I don't know if this is an annual argument yet, but the frog is in the pot, and the flame is on. Guess who's playing the part of the frog? Answer: ISPs who do this sort of thing. Value added security is a nice thing. Crippling Internet connections will turn the Internet into the phone company, where only the ISP gets to say what services are good and which ones are bad. While an ISP might view it appealing to be a baby bell, remember from whence we all come: the notion that the middle should not inhibit the endpoints from doing what they want. You find this to be a support headache?

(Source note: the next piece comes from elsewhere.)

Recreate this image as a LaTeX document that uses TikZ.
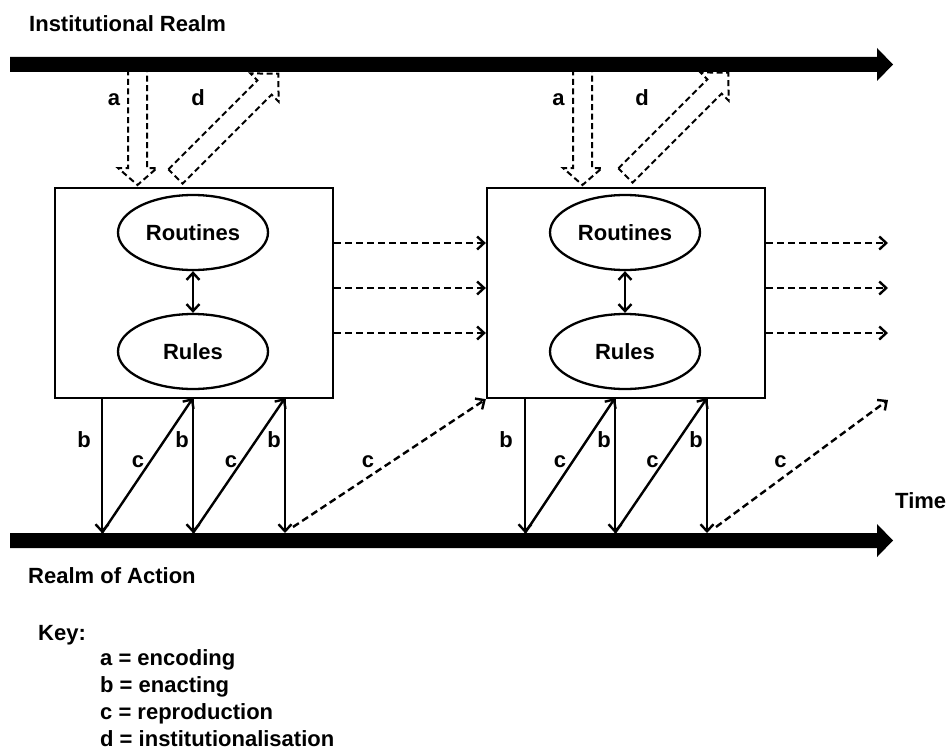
\documentclass[tikz,border=0pt]{standalone}
\usepackage{fontspec}
\setmainfont{Liberation Sans}
\usetikzlibrary{arrows.meta,shapes.geometric}
\begin{document}
\begin{tikzpicture}[x=1pt,y=-1pt,
  txt/.style={font=\fontsize{22}{26}\selectfont\bfseries, inner sep=0pt},
  lbl/.style={txt, anchor=base},
  frame/.style={draw, line width=2.3pt, minimum width=278pt, minimum height=210pt, inner sep=0pt},
  ell/.style={draw, ellipse, line width=2.3pt, minimum width=150pt, minimum height=75pt, inner sep=0pt, txt},
  conn/.style={line width=2.4pt, -{Straight Barb[length=7pt,width=13pt]}},
  both/.style={line width=2.4pt, {Straight Barb[length=7pt,width=13pt]}-{Straight Barb[length=7pt,width=13pt]}},
  dconn/.style={conn, dash pattern=on 7pt off 4pt},
  hollow/.style={line width=2pt, dash pattern=on 6pt off 3.5pt, fill=white},
  bar/.style={fill=black}
]
\useasboundingbox (0,0) rectangle (949,749);

% hollow dashed arrows a and d (drawn before the bar)
\draw[hollow] (128,60) -- (128,168) -- (118,168) -- (137.5,185) -- (157,168) -- (147,168) -- (147,60);
\draw[hollow] (573,60) -- (573,168) -- (563,168) -- (582.5,185) -- (602,168) -- (592,168) -- (592,60);
\draw[hollow] (168.4,169.4) -- (257.4,80.4) -- (250.4,73.4) -- (278.3,73.7) -- (278.6,101.6) -- (271.6,94.6) -- (182.6,183.6) -- cycle;
\draw[hollow] (618.4,168.4) -- (707.4,79.4) -- (700.4,72.4) -- (728.3,72.7) -- (728.6,100.6) -- (721.6,93.6) -- (632.6,182.6) -- cycle;

% realm bars
\fill[bar] (10,57) -- (877,57) -- (877,48) -- (893,64.5) -- (877,81) -- (877,72) -- (10,72) -- cycle;
\fill[bar] (10,533) -- (877,533) -- (877,524) -- (893,540.5) -- (877,557) -- (877,548) -- (10,548) -- cycle;

% boxes and ellipses
\node[frame] (box1) at (194,293) {};
\node[frame] (box2) at (626,293) {};
\node[ell] (rout1) at (193,232.5) {Routines};
\node[ell] (rule1) at (193,351.5) {Rules};
\node[ell] (rout2) at (625,232.5) {Routines};
\node[ell] (rule2) at (625,351.5) {Rules};
\draw[both] (rout1) -- (rule1);
\draw[both] (rout2) -- (rule2);

% dashed horizontal arrows
\foreach \y [count=\i] in {243,288,333} {
  \coordinate (h\i) at (0,\y);
  \coordinate (e\i) at (888,\y);
  \draw[dconn] (box1.east |- h\i) -- (box2.west |- h\i);
  \draw[dconn] (box2.east |- h\i) -- (e\i);
}

% b and c arrows
\foreach \x [count=\i] in {102,193,285,525,615,707} {
  \coordinate (bt\i) at (\x,398);
  \coordinate (bg\i) at (\x,533);
  \draw[conn] (bt\i) -- (bg\i);
}
\draw[conn] (bg1) -- (bt2);
\draw[conn] (bg2) -- (bt3);
\draw[conn] (bg4) -- (bt5);
\draw[conn] (bg5) -- (bt6);
\coordinate (dc1) at (293,527);
\draw[dconn] (dc1) -- (box2.south west);
\coordinate (dc2) at (716,527);
\coordinate (dc2e) at (888,400);
\draw[dconn] (dc2) -- (dc2e);

% labels
\node[lbl] (la1) at (114,106) {a};
\node[lbl] (ld1) at (198,106) {d};
\node[lbl] (la2) at (558.5,106) {a};
\node[lbl] (ld2) at (642,106) {d};
\foreach \x [count=\i] in {84,182,274,506,604,696} { \node[lbl] (lb\i) at (\x,447) {b}; }
\foreach \x [count=\i] in {138,231,368,560,652.5,780.5} { \node[lbl] (lc\i) at (\x,467) {c}; }

% texts
\node[txt, anchor=base west] (inst) at (29,32) {Institutional Realm};
\node[txt, anchor=base west] (act) at (28,583) {Realm of Action};
\node[txt, anchor=base west] (time) at (895,508) {Time};
\node[txt, anchor=base west] (key) at (38,640) {Key:};
\node[txt, anchor=base west] (k1) at (100,665) {a = encoding};
\node[txt, anchor=base west] (k2) at (100,692) {b = enacting};
\node[txt, anchor=base west] (k3) at (100,719) {c = reproduction};
\node[txt, anchor=base west] (k4) at (100,746) {d = institutionalisation};
\end{tikzpicture}
\end{document}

Offer a deal on Norton Internet Security or some such. Offer to do rules merges. Even offer a provisioning interface to some access-lists. Just make sure that when that next really fun game is delivered on a play station that speaka de IP your customers can play it, and that you haven't built a business model around them not being able to play it. Eliot mike harrison wrote:
On Monday, 2002-04-29 at 08:43 MST, Beckmeyer <beck@pacbell.net> wrote:
Is anybody here doing NAT for their customers?
Tony Rall:
If you're NATing your customers you're no longer an ISP. You're a sort-of-tcp-service-provider (maybe a little udp too). NAT (PAT even more
Depends on scale and application. We have lots of customers that we NAT, one way or another. And a lot more that we don't. Some customers WANT to 'just see out' and they like all the 'weird stuff turned off'. Sometimes it's a box at the customers end, sometimes it's nat'd IP's on the dial-up/ISDN/FracT1/T1/Wireless connection itself.
Saying we are not an ISP because we do some NAT is a little harsh. Giving the customer options and making things work (when done right, and explained properly.... we have no sales droids) is good business and I think good for the 'net. It gives the clueless (and sometimes cluefull) just a little more isolation.
What is wrong is NAT'ing when you should not.